Iva Honeysuckle Pub Launch!

Posted April 3rd, 2012 by Candice

One week from today, Iva Honeysuckle Discovers the World is officially out  and the world discovers Iva Honeysuckle!  To celebrate, Under the Honeysuckle is holding a special pub launch party and everyone is invited!

Iva:  Everybody?  Euple Free and Swannanoah Priddy and Mr. and Mrs. Priddy, even though they never talk to each other?  And Mama and Aunt Sissy Two and Lily Pearl and Howard?  Daddy and Uncle Buddy?  And Hunter and Arden?  And Miz Compton?

Me:  I said everybody, Iva. 

Iva:  Not Heaven.  I won’t come if Heaven is.

Me:  It’s your party.  You have to be there.  And you can’t leave out Heaven.  She’s your very own almost-the-exact-same age double-first cousin.  Her feelings would be hurt.

Iva:  Well, okay.  But only if she’s last on the list–Sweetlips and Yard Sale get their invitations before Heaven does.

Me:  Stay tuned for the humongous snit Heaven Honeycutt will pitch when she finds out she was invited after a hound dog and a cat.  

Iva:  And don’t forget the reporters at the Uncertain Star

Me:  There’s only one reporter, Iva.  You make sure Lily Pearl has her clothes on.  See y’all April 10, right here at Under the Honeysuckle Vine.

Iva:  Bring money!

Remedy for a Bad Week

Posted April 2nd, 2012 by Candice

The bad week started week before last, actually, with the news that my husband would need surgery on his right lung.  We knew this was a possibility, but hoped the lung would improve on its own.  We both took the news in stride, but five days later, I had a nervous breakdown in Wegman’s.

If you’re going to have a breakdown, Wegman’s is the place to have it.  It’s so crowded that one almost-sixty-year-old woman pitching a hissy fit in the middle of the Asian food bar is hardly noticeable.  I felt as jagged and ugly as those chain-sawed pirates.

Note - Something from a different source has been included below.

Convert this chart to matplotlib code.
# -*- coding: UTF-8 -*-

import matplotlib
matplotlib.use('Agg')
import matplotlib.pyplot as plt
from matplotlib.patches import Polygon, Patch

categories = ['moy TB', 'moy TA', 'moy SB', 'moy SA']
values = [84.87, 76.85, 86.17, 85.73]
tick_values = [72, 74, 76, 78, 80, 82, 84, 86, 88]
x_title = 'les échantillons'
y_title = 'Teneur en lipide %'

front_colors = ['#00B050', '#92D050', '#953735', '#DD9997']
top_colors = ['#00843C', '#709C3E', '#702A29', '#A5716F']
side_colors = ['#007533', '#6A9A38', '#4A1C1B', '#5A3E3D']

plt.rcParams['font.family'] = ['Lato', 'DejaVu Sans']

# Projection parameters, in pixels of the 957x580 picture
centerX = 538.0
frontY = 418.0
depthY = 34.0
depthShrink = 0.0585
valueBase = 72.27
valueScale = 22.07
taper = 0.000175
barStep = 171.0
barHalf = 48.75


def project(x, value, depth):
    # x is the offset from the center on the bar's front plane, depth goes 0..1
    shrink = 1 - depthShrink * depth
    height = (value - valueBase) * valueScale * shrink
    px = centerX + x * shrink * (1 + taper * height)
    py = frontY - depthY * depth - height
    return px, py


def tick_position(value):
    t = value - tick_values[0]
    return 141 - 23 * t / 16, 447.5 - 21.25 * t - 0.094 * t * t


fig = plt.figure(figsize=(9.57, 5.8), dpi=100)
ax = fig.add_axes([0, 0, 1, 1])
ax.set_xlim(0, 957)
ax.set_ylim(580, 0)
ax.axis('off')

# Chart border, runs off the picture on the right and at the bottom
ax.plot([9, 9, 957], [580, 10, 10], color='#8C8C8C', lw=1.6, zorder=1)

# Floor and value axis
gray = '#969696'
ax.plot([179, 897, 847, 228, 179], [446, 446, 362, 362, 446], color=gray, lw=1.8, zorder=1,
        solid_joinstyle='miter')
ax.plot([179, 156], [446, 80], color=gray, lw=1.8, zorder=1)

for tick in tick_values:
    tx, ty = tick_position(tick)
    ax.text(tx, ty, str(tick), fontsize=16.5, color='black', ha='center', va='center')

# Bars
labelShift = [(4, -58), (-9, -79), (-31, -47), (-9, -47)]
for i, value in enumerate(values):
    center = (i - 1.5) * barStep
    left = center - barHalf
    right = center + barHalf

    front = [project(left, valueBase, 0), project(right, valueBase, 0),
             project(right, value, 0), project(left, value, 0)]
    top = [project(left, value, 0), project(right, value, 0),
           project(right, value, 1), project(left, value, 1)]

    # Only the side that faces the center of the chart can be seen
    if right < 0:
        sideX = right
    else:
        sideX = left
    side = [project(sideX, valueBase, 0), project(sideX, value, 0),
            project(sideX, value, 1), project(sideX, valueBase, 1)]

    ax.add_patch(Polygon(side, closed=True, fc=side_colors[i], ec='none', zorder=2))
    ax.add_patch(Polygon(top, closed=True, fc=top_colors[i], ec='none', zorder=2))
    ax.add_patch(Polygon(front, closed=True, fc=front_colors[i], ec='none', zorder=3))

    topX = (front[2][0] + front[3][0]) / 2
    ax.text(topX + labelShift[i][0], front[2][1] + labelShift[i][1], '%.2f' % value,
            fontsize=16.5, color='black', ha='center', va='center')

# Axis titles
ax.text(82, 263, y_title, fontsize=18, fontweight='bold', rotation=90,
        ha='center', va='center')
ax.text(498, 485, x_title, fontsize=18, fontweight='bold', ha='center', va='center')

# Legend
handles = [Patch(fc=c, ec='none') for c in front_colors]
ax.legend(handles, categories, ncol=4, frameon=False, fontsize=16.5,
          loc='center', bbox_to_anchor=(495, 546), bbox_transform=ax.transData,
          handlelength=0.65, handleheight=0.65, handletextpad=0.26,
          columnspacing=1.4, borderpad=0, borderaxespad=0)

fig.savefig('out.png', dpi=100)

My week continued to shred.  Persnickety had to go to the vet and came home with 5 new medications.  The earthquake knocked our chandelier from the ceiling.  I received a dismissive rejection on the novel I worked on for a year that was even more jarring.

Though I banned myself from grocery stores, I managed to get my hands on a shocking amount of sugar.   I quit exercising.   Irritable and jittery, I went back on Prozac.  This sounds like a simple solution, but, like many people with a mood disorder, I tend to resist medication.  It feels like failure, especially since I’d been doing so well without it. 

Except for one good day out with a friend, I spent last week flapping around the house like a cabbage moth in a Mason jar.   I searched for salvation in Kohl’s and on the Internet, letting myself down even more.

Finally Saturday came.  I packed my “field bag” (an old leather briefcase I got for $1) with my notebook and Canon and Nikon cameras,  and my husband and I set off. 

First, breakfast at our favorite restaurant.  I can’t resist taking furtive snaps of the people around me.  I take these pictures very fast.  Only the baby was watching me.  After breakfast, we stopped at Paul’s Bakery for donuts (in case we feel peckish), then headed east into King George. 

I dropped off donations at the Opp Shop (where I got the $1 briefcase on our last trip), a thrift shop entirely volunteer-run and only open a few hours.  You won’t find Goodwill Goddesses click-click-clicking hangers on the racks looking for Calvin Klein.  The people shopping here are in genuine need.  All money is poured back into the community.  

From there we went to Colonial Beach.  The ospreys are back, females squatting in nests, males gliding in with sticks in their talons because the missus insisted on remodeling.  I took pictures but the kit lens on my Nikon doesn’t have much zoom power.  I had better luck at the marina at Winkiedoodle Point.  This swan came right up to me, clearly looking for a handout.  I gave him my husband’s donut and he posed prettily.  (Notice I didn’t sacrifice my donut.)

The best part of our outing was coming upon a venue of black vultures (yes, that’s the proper term).  Thirty to forty vultures stood along the highway and perched in trees like a gathering of the local Rotary.  We screeched to a stop and I hopped out to take pictures, but vultures aren’t very sociable.  They flopped into the air, clearly disgruntled at people breaking up their meeting.

When we went home, I felt the frayed ends of the previous week had smoothed a little.  The anxiety of my husband’s third serious surgery is still there, but whittled down.  My favorite moment of the day serves as a reminder:  When you feel rotten, get out with an old friend (or your spouse), wait patiently, and someone will bring you breakfast.